Below left: 2014 Devil; right: original 1870 Devil |
Underwood's Deviled Ham was first sold in 1870. Underwood's devil logo is the oldest trademark in continuous use (left). Their deviled ham is still available, though I can't say I want to eat any of it.
To make things even more complicated, in France there's an earthenware or cast-iron pot called a "diable" (devil) that allows cooking a whole chicken without added fat -- this utensil also gives its name to dishes cooked in it.

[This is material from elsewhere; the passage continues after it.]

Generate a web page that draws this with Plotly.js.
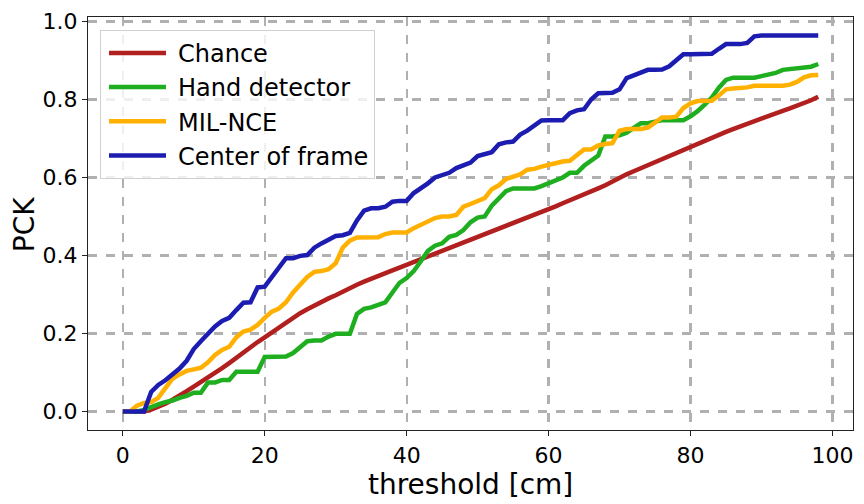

I'm afraid the original Halloween tradition was a lot more bland, not even as much fun as the candy that we'll be giving out next week. Oat cakes called "soul cakes" were offered to visitors or beggars in seventeenth century Shropshire, Lancashire, and Herefordshire for All-Souls Day. Those who received the cakes said "A soule-cake, a soule-cake, Have mercy on all Christen soules for a soule cake." Or "God have your soul, bones and all." In Wales, the gifted food was bread and cheese, and later on the beggars asked in rhyme for apples, pears, plums, or cherries as well as soul cakes. (Hutton, p. 374-375)
Besides food names, many common plant names begin with "devil." Some are spices or foods -- but some are poisons. Devil-in-a-bush, Devil's horn, Devil's stinkpot, devil's milk, Devil's apple, Devil's dye, Devil's butter, Devil's coach-wheel, Devil's curry-comb, Devil's garters, Devil's night-cap, Devil's fingers, Devil's claws, Devil's eye, Devil's guts, Devil's head, Devil's darning-needle, Devil's dung, Devil's walking-stick, and many more were listed in
an article in 1890 in
American Notes and Queries, Volume 5.
By Halloween, I'll post more information on various deviled dishes, including my favorite deviled eggs and how to make them. Devil's food cake also deserves an entire post to explore its history, before and after cake mix. Enjoy Halloween treats all week!